The final reason why the Court believes that the seriousness of the offense outweighs the circumstances of the violation is that the failure to move to exclude time was obviously an oversight. The record shows that on each occasion that the government moved to exclude time, both before and after the alleged speedy trial violation, the Court granted the motion without any objection on the part of any Defendant including the four movants. In fact, on January 16, 2007, the court set the case for jury trial to commence on June 4, 2007 without any objection to the setting of the trial date or to the motion to exclude time that was granted at the same time.
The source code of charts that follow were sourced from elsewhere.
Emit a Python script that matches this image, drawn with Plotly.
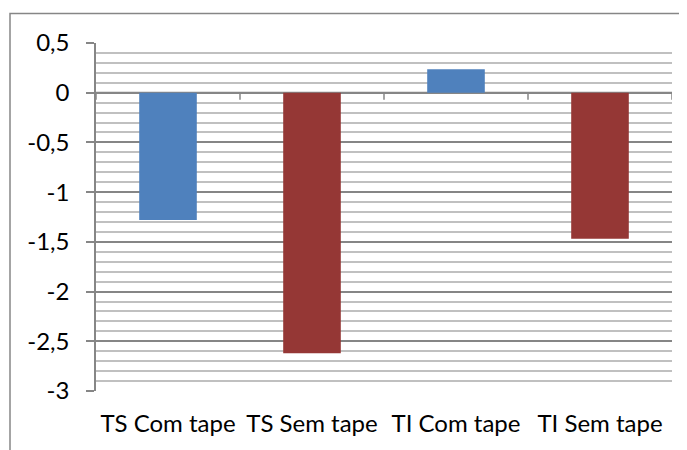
import plotly.graph_objects as go

categories = ["TS Com tape", "TS Sem tape", "TI Com tape", "TI Sem tape"]
values = [-1.28, -2.62, 0.235, -1.47]
bar_colors = ["#4F81BD", "#953735", "#4F81BD", "#953735"]
y_tickvals = [0.5, 0, -0.5, -1, -1.5, -2, -2.5, -3]
y_ticktext = ["0,5", "0", "-0,5", "-1", "-1,5", "-2", "-2,5", "-3"]

fig = go.Figure()
fig.add_trace(go.Bar(x=categories, y=values, marker=dict(color=bar_colors, line=dict(width=0)),
                     width=0.4))

shapes = []
for i in range(len(categories) + 1):
    shapes.append(dict(type="line", xref="x", yref="y", x0=i - 0.5, x1=i - 0.5, y0=0, y1=-0.07,
                       line=dict(color="#868686", width=1.5)))
shapes.append(dict(type="line", xref="paper", yref="y", x0=0, x1=1, y0=0, y1=0,
                   line=dict(color="#868686", width=2), layer="below"))
shapes.append(dict(type="rect", xref="paper", yref="paper", x0=-0.1493, x1=1.5, y0=-1, y1=1.0848,
                   line=dict(color="#868686", width=1.5)))

fig.update_layout(
    width=687, height=450,
    margin=dict(l=88, r=23, t=35, b=67),
    paper_bgcolor="white", plot_bgcolor="white",
    showlegend=False,
    bargap=0.6,
    shapes=shapes,
    font=dict(family="Lato, sans-serif", size=24, color="black"),
    xaxis=dict(showgrid=False, showline=False, ticks="", tickfont=dict(size=24),
               range=[-0.5, 3.5], ticklabelstandoff=16),
    yaxis=dict(range=[-3, 0.5], tickvals=y_tickvals, ticktext=y_ticktext,
               showgrid=True, gridcolor="#868686", gridwidth=1.5,
               showline=True, linecolor="#868686", linewidth=1.5,
               ticks="outside", ticklen=8, tickcolor="#868686", tickwidth=1.5,
               zeroline=False, tickfont=dict(size=24), ticklabelstandoff=12,
               minor=dict(dtick=0.1, tick0=0, showgrid=True, gridcolor="#c0c0c0", gridwidth=1.5, ticks="")),
)

fig.write_html("out.html")
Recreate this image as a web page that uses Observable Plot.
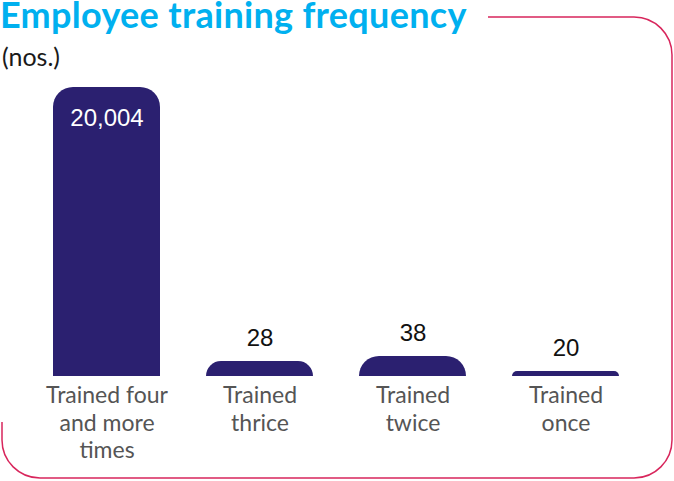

The final factor is that Section 3161(a)(2) specifically requires the Court to consider in determining whether to dismiss with or without prejudice is "the impact on the administration of this chapter and on the administration of justice." In making this determination the Court once again considers that the Defendants have not alleged any specific prejudice with respect to a later trial. In fact, one of the Defendant-Movants, James Valencia, had requested that his decision to plead guilty be postponed until the United States Supreme Court decides the case of Santos v. U.S., 461 F.3d 886 (7th Cir. 2006, cert. granted, 127 S.Ct. 2098 (April 23, 2007) which involved money laundering. A later trial date for all remaining Defendants will be beneficial because the Court will have the money laundering issues clarified. Therefore, the Court finds that administration of justice and this chapter will not be impacted by a dismissal without prejudice.
Since the Court has found that the seriousness of the offense greatly outweighs the circumstances leading to the violation of the Speedy Trial Act, and the administration of justice will not be harmed, the Court dismisses the indictments without prejudice.